_EXERCISE DIRECTIONS:_ Reproduce the material word for word; the images stay out.

START GIVEN MATERIAL

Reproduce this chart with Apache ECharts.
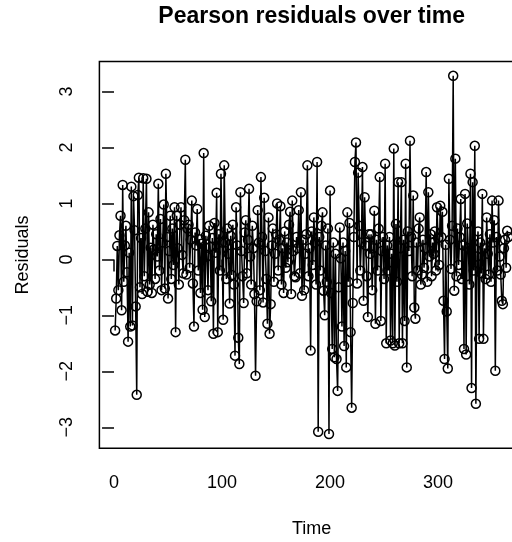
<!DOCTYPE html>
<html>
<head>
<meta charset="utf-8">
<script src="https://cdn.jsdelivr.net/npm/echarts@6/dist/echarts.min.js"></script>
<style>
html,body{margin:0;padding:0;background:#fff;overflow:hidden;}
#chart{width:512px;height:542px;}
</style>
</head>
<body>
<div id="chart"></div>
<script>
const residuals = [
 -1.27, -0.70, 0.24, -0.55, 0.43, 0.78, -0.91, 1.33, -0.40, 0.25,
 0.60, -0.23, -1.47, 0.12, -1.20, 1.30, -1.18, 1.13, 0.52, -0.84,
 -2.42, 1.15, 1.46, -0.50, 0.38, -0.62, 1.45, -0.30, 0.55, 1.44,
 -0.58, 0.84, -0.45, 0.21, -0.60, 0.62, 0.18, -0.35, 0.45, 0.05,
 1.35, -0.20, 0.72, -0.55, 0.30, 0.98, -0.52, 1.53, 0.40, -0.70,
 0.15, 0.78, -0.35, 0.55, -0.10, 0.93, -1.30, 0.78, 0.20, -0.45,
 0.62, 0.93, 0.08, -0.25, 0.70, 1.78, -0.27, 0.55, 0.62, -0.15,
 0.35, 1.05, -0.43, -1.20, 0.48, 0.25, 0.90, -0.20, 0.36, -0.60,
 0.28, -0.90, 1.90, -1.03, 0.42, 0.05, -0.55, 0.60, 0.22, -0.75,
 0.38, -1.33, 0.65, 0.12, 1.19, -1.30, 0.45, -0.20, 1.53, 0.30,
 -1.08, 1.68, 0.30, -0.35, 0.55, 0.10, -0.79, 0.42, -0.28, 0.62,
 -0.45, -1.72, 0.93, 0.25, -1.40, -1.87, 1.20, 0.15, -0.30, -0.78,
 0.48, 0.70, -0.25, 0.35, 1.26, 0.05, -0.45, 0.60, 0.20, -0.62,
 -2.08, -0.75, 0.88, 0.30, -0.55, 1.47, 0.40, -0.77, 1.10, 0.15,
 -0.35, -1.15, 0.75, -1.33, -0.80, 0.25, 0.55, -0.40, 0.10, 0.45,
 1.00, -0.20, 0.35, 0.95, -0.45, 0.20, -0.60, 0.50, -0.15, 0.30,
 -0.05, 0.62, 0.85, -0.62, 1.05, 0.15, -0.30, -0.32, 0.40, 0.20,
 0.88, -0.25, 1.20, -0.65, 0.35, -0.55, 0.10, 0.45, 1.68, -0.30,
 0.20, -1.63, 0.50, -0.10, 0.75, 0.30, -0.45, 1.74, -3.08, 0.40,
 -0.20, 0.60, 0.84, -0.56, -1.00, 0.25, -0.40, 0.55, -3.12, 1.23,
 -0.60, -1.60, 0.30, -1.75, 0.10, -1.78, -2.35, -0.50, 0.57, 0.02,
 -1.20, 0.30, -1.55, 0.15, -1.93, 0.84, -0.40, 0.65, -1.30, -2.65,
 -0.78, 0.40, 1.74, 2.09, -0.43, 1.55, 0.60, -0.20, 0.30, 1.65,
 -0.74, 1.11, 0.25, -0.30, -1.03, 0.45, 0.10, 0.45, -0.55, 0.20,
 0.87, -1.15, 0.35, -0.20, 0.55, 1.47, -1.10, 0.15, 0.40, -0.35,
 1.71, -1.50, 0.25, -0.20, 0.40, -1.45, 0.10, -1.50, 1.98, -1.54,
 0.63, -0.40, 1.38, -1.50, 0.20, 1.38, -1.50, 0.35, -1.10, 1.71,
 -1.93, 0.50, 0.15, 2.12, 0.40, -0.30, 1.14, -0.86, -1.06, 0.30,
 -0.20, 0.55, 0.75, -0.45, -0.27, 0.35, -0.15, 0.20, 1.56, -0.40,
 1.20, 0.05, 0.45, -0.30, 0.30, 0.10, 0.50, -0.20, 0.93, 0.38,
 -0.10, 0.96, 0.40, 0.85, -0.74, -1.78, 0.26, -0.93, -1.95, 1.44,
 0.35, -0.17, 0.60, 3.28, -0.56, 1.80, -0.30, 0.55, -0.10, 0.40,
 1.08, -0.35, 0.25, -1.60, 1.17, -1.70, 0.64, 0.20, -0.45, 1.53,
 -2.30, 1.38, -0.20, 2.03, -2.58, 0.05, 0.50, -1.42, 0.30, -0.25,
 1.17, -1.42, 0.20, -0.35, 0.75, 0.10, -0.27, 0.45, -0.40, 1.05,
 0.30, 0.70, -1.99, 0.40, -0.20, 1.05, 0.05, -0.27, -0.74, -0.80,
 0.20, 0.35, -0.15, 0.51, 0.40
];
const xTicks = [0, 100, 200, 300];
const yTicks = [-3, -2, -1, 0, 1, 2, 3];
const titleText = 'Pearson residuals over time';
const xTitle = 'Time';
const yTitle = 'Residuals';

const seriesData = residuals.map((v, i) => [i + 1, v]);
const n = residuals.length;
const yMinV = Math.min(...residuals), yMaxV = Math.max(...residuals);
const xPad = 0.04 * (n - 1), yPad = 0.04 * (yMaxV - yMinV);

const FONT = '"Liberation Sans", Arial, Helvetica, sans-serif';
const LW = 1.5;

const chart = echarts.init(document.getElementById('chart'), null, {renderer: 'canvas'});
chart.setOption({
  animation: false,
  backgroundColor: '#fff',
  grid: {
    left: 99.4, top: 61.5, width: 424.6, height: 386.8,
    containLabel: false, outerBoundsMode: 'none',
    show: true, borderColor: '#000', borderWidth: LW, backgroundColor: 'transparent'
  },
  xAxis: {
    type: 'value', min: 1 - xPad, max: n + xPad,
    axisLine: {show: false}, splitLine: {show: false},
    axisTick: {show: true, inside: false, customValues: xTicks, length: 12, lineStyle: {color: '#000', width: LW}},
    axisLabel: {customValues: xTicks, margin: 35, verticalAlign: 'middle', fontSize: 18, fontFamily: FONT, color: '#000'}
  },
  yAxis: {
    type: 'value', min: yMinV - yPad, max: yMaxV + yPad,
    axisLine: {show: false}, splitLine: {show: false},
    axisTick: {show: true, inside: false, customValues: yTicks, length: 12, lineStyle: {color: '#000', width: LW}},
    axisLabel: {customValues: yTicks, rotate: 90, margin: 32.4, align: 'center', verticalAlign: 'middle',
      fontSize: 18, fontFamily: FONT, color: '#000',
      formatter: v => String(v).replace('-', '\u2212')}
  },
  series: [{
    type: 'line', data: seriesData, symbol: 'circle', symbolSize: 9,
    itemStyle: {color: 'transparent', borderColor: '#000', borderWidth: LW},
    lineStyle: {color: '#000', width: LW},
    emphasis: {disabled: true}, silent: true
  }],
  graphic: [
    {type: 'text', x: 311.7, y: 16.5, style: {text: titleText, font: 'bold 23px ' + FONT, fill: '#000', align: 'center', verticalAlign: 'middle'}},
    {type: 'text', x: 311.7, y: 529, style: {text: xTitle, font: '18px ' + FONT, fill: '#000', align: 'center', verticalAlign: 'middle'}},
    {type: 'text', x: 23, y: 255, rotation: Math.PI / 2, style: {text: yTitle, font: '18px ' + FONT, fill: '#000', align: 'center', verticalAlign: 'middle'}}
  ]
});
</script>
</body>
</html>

END GIVEN MATERIAL

_CORRECT RESPONSE:_
Reproduce this chart with Apache ECharts.
<!DOCTYPE html>
<html>
<head>
<meta charset="utf-8">
<script src="https://cdn.jsdelivr.net/npm/echarts@6/dist/echarts.min.js"></script>
<style>
html,body{margin:0;padding:0;background:#fff;overflow:hidden;}
#chart{width:512px;height:542px;}
</style>
</head>
<body>
<div id="chart"></div>
<script>
const residuals = [
 -1.27, -0.70, 0.24, -0.55, 0.43, 0.78, -0.91, 1.33, -0.40, 0.25,
 0.60, -0.23, -1.47, 0.12, -1.20, 1.30, -1.18, 1.13, 0.52, -0.84,
 -2.42, 1.15, 1.46, -0.50, 0.38, -0.62, 1.45, -0.30, 0.55, 1.44,
 -0.58, 0.84, -0.45, 0.21, -0.60, 0.62, 0.18, -0.35, 0.45, 0.05,
 1.35, -0.20, 0.72, -0.55, 0.30, 0.98, -0.52, 1.53, 0.40, -0.70,
 0.15, 0.78, -0.35, 0.55, -0.10, 0.93, -1.30, 0.78, 0.20, -0.45,
 0.62, 0.93, 0.08, -0.25, 0.70, 1.78, -0.27, 0.55, 0.62, -0.15,
 0.35, 1.05, -0.43, -1.20, 0.48, 0.25, 0.90, -0.20, 0.36, -0.60,
 0.28, -0.90, 1.90, -1.03, 0.42, 0.05, -0.55, 0.60, 0.22, -0.75,
 0.38, -1.33, 0.65, 0.12, 1.19, -1.30, 0.45, -0.20, 1.53, 0.30,
 -1.08, 1.68, 0.30, -0.35, 0.55, 0.10, -0.79, 0.42, -0.28, 0.62,
 -0.45, -1.72, 0.93, 0.25, -1.40, -1.87, 1.20, 0.15, -0.30, -0.78,
 0.48, 0.70, -0.25, 0.35, 1.26, 0.05, -0.45, 0.60, 0.20, -0.62,
 -2.08, -0.75, 0.88, 0.30, -0.55, 1.47, 0.40, -0.77, 1.10, 0.15,
 -0.35, -1.15, 0.75, -1.33, -0.80, 0.25, 0.55, -0.40, 0.10, 0.45,
 1.00, -0.20, 0.35, 0.95, -0.45, 0.20, -0.60, 0.50, -0.15, 0.30,
 -0.05, 0.62, 0.85, -0.62, 1.05, 0.15, -0.30, -0.32, 0.40, 0.20,
 0.88, -0.25, 1.20, -0.65, 0.35, -0.55, 0.10, 0.45, 1.68, -0.30,
 0.20, -1.63, 0.50, -0.10, 0.75, 0.30, -0.45, 1.74, -3.08, 0.40,
 -0.20, 0.60, 0.84, -0.56, -1.00, 0.25, -0.40, 0.55, -3.12, 1.23,
 -0.60, -1.60, 0.30, -1.75, 0.10, -1.78, -2.35, -0.50, 0.57, 0.02,
 -1.20, 0.30, -1.55, 0.15, -1.93, 0.84, -0.40, 0.65, -1.30, -2.65,
 -0.78, 0.40, 1.74, 2.09, -0.43, 1.55, 0.60, -0.20, 0.30, 1.65,
 -0.74, 1.11, 0.25, -0.30, -1.03, 0.45, 0.10, 0.45, -0.55, 0.20,
 0.87, -1.15, 0.35, -0.20, 0.55, 1.47, -1.10, 0.15, 0.40, -0.35,
 1.71, -1.50, 0.25, -0.20, 0.40, -1.45, 0.10, -1.50, 1.98, -1.54,
 0.63, -0.40, 1.38, -1.50, 0.20, 1.38, -1.50, 0.35, -1.10, 1.71,
 -1.93, 0.50, 0.15, 2.12, 0.40, -0.30, 1.14, -0.86, -1.06, 0.30,
 -0.20, 0.55, 0.75, -0.45, -0.27, 0.35, -0.15, 0.20, 1.56, -0.40,
 1.20, 0.05, 0.45, -0.30, 0.30, 0.10, 0.50, -0.20, 0.93, 0.38,
 -0.10, 0.96, 0.40, 0.85, -0.74, -1.78, 0.26, -0.93, -1.95, 1.44,
 0.35, -0.17, 0.60, 3.28, -0.56, 1.80, -0.30, 0.55, -0.10, 0.40,
 1.08, -0.35, 0.25, -1.60, 1.17, -1.70, 0.64, 0.20, -0.45, 1.53,
 -2.30, 1.38, -0.20, 2.03, -2.58, 0.05, 0.50, -1.42, 0.30, -0.25,
 1.17, -1.42, 0.20, -0.35, 0.75, 0.10, -0.27, 0.45, -0.40, 1.05,
 0.30, 0.70, -1.99, 0.40, -0.20, 1.05, 0.05, -0.27, -0.74, -0.80,
 0.20, 0.35, -0.15, 0.51, 0.40
];
const xTicks = [0, 100, 200, 300];
const yTicks = [-3, -2, -1, 0, 1, 2, 3];
const titleText = 'Pearson residuals over time';
const xTitle = 'Time';
const yTitle = 'Residuals';

const seriesData = residuals.map((v, i) => [i + 1, v]);
const n = residuals.length;
const yMinV = Math.min(...residuals), yMaxV = Math.max(...residuals);
const xPad = 0.04 * (n - 1), yPad = 0.04 * (yMaxV - yMinV);

const FONT = '"Liberation Sans", Arial, Helvetica, sans-serif';
const LW = 1.5;

const chart = echarts.init(document.getElementById('chart'), null, {renderer: 'canvas'});
chart.setOption({
  animation: false,
  backgroundColor: '#fff',
  grid: {
    left: 99.4, top: 61.5, width: 424.6, height: 386.8,
    containLabel: false, outerBoundsMode: 'none',
    show: true, borderColor: '#000', borderWidth: LW, backgroundColor: 'transparent'
  },
  xAxis: {
    type: 'value', min: 1 - xPad, max: n + xPad,
    axisLine: {show: false}, splitLine: {show: false},
    axisTick: {show: true, inside: false, customValues: xTicks, length: 12, lineStyle: {color: '#000', width: LW}},
    axisLabel: {customValues: xTicks, margin: 35, verticalAlign: 'middle', fontSize: 18, fontFamily: FONT, color: '#000'}
  },
  yAxis: {
    type: 'value', min: yMinV - yPad, max: yMaxV + yPad,
    axisLine: {show: false}, splitLine: {show: false},
    axisTick: {show: true, inside: false, customValues: yTicks, length: 12, lineStyle: {color: '#000', width: LW}},
    axisLabel: {customValues: yTicks, rotate: 90, margin: 32.4, align: 'center', verticalAlign: 'middle',
      fontSize: 18, fontFamily: FONT, color: '#000',
      formatter: v => String(v).replace('-', '\u2212')}
  },
  series: [{
    type: 'line', data: seriesData, symbol: 'circle', symbolSize: 9,
    itemStyle: {color: 'transparent', borderColor: '#000', borderWidth: LW},
    lineStyle: {color: '#000', width: LW},
    emphasis: {disabled: true}, silent: true
  }],
  graphic: [
    {type: 'text', x: 311.7, y: 16.5, style: {text: titleText, font: 'bold 23px ' + FONT, fill: '#000', align: 'center', verticalAlign: 'middle'}},
    {type: 'text', x: 311.7, y: 529, style: {text: xTitle, font: '18px ' + FONT, fill: '#000', align: 'center', verticalAlign: 'middle'}},
    {type: 'text', x: 23, y: 255, rotation: Math.PI / 2, style: {text: yTitle, font: '18px ' + FONT, fill: '#000', align: 'center', verticalAlign: 'middle'}}
  ]
});
</script>
</body>
</html>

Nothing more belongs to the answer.